RL in Process Scheduling

When I mentioned my interest in this idea to my partner Carl, he encouraged me to pursue it, but highlighted that it may be at least a masters thesis to secure the necessary OS and RL foundations to implement something that works. I like multi-year challenges, so wanted to at least start scoping the problem to see what is required.

At the onset, I think it would be helpful to identify how processes are currently scheduled (the dominant paradigms), how process scheduling could be framed as a MDP, and how RL could be applied.

Overview of Processes and Threads

Processes are the execution of computer programs. They can be made of up threads that can run one at a time (single-threading) or concurrently (multi-threading), and share memory resources. Multi-threading is what enables parallel execution in multiprocessing systems. This is an exciting area of data engineering for machine learning, as we can reduce computation time for models by optimizing our threading. Multiprocessing will perform differently on different systems, as process scheduling differs between systems, which is why there’s potential to move the needle.
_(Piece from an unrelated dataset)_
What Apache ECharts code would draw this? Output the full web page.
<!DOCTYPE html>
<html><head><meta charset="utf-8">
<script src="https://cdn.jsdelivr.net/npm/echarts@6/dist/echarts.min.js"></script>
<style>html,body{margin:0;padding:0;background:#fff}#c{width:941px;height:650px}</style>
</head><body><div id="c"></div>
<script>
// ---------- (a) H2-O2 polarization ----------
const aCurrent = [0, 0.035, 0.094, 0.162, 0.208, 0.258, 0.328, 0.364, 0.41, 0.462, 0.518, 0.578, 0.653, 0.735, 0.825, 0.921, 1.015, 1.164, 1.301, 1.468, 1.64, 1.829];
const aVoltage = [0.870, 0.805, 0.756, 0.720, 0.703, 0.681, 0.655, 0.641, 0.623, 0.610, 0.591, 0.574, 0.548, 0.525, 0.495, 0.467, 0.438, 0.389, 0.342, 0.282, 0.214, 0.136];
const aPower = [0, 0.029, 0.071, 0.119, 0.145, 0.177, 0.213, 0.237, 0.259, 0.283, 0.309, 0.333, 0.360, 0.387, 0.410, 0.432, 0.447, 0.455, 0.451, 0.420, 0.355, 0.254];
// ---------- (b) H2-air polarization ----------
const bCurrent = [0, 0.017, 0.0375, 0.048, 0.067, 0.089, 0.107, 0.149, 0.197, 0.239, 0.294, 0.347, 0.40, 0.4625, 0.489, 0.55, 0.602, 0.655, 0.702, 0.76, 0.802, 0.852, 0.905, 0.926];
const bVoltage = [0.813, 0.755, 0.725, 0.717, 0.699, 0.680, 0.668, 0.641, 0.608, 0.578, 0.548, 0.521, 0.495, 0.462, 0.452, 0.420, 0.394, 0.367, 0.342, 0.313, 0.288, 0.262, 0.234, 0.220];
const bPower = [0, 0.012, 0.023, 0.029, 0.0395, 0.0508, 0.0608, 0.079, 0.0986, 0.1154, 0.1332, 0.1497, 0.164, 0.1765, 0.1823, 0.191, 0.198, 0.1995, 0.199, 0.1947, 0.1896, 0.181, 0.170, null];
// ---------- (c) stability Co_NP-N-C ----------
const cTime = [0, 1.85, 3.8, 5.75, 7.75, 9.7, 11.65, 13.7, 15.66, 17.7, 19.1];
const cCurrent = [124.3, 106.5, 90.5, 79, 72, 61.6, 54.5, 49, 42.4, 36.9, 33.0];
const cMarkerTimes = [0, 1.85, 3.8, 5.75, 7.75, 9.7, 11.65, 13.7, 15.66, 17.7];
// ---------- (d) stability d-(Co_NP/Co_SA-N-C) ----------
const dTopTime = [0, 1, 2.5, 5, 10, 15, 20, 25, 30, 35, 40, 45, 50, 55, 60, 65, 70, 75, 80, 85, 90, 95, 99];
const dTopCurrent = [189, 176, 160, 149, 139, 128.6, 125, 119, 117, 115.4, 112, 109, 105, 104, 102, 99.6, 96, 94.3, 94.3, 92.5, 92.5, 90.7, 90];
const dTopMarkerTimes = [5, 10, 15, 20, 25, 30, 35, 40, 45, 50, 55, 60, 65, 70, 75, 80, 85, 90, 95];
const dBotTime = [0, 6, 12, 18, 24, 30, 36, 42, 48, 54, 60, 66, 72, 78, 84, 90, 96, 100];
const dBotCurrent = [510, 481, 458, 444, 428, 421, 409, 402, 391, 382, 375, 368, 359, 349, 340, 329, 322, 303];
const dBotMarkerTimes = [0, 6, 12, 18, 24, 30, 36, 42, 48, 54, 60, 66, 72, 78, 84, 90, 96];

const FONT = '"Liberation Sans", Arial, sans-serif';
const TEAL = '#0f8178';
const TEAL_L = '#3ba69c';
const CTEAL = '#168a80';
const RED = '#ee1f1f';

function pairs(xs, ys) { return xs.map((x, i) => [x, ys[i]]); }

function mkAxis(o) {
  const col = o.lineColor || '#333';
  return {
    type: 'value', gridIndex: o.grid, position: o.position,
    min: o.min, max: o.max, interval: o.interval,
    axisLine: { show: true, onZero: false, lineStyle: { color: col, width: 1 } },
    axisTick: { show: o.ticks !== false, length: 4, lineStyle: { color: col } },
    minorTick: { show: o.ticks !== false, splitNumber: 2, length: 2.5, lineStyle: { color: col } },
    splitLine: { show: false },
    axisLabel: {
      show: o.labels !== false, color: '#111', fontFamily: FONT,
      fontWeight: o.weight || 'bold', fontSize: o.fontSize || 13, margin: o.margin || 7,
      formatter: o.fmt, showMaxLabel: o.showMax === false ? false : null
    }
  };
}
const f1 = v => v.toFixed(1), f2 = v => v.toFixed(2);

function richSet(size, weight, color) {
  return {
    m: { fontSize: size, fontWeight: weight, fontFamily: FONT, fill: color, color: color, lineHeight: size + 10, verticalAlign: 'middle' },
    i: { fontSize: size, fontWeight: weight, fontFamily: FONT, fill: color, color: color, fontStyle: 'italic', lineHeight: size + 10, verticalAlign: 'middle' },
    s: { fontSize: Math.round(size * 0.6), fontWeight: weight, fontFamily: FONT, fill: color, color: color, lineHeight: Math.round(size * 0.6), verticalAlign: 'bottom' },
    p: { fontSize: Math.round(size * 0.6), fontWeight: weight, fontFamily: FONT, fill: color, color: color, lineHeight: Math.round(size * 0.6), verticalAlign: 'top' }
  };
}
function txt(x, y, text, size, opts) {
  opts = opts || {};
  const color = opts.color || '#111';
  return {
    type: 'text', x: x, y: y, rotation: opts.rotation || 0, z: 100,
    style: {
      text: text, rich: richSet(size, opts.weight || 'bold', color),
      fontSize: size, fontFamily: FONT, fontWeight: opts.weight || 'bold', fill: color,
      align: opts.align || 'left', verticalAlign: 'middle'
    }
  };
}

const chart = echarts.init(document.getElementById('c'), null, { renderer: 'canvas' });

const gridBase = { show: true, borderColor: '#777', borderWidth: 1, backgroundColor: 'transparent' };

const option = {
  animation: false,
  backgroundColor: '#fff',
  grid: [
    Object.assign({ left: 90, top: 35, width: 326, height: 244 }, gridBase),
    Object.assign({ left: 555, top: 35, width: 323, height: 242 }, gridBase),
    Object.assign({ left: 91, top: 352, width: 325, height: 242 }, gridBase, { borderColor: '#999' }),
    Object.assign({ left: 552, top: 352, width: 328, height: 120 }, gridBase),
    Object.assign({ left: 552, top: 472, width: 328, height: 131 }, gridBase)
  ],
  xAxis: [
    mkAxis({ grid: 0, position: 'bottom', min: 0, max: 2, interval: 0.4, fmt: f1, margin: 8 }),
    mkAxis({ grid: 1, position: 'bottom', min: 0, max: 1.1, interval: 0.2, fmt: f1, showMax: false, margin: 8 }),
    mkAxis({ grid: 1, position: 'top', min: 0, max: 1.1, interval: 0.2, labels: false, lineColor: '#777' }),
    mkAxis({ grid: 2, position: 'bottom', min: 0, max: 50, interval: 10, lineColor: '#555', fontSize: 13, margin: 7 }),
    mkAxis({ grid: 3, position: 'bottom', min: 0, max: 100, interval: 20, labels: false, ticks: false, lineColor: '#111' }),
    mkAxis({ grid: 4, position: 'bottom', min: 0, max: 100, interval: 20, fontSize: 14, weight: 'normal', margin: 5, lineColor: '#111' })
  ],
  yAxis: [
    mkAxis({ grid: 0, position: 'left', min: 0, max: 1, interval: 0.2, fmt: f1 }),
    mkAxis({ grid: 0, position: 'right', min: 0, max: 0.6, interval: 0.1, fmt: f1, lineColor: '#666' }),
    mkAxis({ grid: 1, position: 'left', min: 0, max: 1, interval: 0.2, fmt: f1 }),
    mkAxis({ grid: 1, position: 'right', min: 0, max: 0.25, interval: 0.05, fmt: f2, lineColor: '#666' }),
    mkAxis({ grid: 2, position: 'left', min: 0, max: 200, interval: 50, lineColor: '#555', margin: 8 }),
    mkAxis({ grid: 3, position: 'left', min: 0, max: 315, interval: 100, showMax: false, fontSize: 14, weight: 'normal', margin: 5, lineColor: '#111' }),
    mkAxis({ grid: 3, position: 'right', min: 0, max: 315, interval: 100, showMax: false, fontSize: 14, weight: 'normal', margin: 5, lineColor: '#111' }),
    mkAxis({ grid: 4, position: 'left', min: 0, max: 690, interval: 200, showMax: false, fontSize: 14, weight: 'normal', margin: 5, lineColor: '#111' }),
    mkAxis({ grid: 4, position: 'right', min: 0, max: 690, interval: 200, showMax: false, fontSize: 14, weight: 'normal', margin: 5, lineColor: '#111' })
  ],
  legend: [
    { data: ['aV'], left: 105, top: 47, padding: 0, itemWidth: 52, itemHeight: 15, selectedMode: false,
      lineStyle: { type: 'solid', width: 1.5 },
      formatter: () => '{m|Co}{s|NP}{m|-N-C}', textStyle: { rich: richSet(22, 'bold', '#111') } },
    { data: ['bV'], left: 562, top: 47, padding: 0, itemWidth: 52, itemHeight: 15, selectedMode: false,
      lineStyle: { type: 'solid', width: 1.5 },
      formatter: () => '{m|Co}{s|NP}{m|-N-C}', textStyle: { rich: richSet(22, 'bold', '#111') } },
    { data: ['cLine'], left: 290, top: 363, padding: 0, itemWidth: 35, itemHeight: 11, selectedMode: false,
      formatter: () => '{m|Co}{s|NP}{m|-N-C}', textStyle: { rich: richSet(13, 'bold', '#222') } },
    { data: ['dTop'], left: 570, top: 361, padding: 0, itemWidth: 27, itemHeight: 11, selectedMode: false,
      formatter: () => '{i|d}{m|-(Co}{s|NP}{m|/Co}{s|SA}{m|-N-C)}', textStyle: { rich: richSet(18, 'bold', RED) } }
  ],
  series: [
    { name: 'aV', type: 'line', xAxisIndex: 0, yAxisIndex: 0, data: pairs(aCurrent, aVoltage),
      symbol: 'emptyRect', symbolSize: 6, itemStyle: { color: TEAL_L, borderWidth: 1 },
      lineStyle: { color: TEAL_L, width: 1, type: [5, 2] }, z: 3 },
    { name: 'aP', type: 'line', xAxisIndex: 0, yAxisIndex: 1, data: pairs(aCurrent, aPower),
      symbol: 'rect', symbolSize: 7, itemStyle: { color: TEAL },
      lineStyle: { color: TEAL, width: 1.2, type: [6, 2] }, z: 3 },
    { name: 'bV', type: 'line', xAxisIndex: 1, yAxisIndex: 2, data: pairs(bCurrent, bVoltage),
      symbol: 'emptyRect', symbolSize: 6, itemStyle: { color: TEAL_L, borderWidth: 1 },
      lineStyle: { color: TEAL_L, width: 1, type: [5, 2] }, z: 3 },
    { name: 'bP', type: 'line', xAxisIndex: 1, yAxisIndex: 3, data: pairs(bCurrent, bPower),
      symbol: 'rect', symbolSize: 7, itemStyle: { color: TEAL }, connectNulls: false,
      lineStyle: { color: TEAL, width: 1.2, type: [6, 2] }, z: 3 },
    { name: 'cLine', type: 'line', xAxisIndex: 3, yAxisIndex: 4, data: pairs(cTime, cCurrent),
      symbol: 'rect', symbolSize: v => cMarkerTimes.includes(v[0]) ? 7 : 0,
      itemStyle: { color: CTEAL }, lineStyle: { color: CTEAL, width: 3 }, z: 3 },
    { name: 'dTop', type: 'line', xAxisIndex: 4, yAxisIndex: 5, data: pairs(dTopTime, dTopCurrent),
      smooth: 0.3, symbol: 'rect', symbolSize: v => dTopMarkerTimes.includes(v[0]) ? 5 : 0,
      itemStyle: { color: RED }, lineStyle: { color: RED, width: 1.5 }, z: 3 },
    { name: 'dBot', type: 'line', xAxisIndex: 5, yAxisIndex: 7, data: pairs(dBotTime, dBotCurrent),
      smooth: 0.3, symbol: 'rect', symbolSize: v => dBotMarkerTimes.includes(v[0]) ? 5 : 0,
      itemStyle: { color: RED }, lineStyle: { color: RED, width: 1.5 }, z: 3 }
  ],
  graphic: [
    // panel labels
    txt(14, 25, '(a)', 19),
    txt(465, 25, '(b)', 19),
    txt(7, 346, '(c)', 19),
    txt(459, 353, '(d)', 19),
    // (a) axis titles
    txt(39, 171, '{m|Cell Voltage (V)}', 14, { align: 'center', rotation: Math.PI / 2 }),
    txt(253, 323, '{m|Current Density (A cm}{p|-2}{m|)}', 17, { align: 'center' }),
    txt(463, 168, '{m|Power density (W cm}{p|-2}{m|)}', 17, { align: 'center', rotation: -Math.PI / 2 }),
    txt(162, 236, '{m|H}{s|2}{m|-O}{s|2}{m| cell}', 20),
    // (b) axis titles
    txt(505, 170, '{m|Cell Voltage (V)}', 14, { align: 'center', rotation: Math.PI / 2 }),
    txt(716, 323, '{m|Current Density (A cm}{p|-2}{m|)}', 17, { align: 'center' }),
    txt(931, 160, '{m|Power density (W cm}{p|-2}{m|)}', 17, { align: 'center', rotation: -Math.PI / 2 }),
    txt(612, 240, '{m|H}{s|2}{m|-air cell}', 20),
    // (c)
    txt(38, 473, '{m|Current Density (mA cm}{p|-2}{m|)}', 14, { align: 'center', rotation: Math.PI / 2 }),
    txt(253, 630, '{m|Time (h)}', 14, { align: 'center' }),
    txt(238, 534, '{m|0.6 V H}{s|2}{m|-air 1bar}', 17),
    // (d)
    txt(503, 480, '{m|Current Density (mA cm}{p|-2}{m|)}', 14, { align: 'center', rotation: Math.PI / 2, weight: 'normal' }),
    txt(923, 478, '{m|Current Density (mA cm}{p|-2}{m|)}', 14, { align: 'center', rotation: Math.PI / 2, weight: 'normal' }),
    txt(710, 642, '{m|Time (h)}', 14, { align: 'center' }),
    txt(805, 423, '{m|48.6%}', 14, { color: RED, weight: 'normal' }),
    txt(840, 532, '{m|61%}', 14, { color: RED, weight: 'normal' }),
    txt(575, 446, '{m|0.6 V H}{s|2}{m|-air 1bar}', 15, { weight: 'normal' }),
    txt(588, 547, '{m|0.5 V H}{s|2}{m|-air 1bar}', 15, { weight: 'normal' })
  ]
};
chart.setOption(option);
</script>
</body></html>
Overview of Process Scheduling

A challenge that emerges is resource vying for shared cache. The scheduling is decided by a fixed policy, which means the system can not adapt to dynamic environments, and can not learn from its experiences. This motivates the need for a self-tuning/optimizing scheduler, and my goal is to explore how RL could be used in this context.
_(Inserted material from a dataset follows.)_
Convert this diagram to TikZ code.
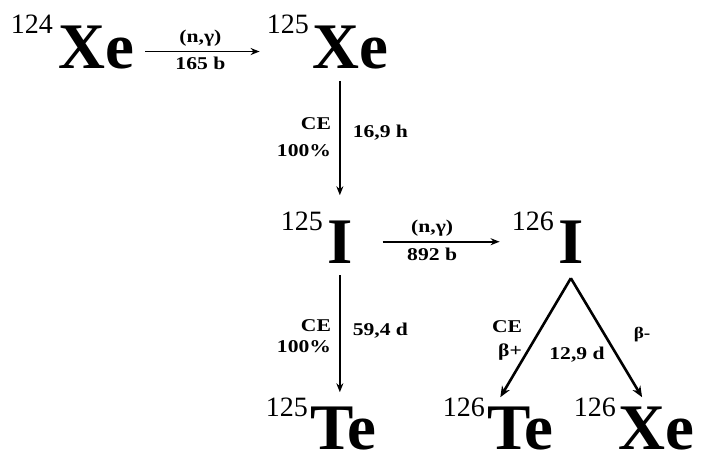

Process scheduling as an MDP

I find that the first key step in applying RL to novel engineering challenges is effectively setting up the problem as a Markov Decision Process. Our challenge is formluating the MDP of a thread scheduler. What are the states in our system? Naim’s overview of this topic suggests some options - average normalized instructions per cycle, average cache affinity, average cache miss rate. The possible actions are thread migrations from one core to another, and the reward can be defined for each state and each core. That seems trick - what would be our prior on this matrix of rewards? How does learning happen in such a system?

The goal is to predict the long term rewards of migrating threads on particular cores. Data is received every scheduling cycle, so it seems as though a system would have ample data to train. So, who is working on this and what are the bottlenecks?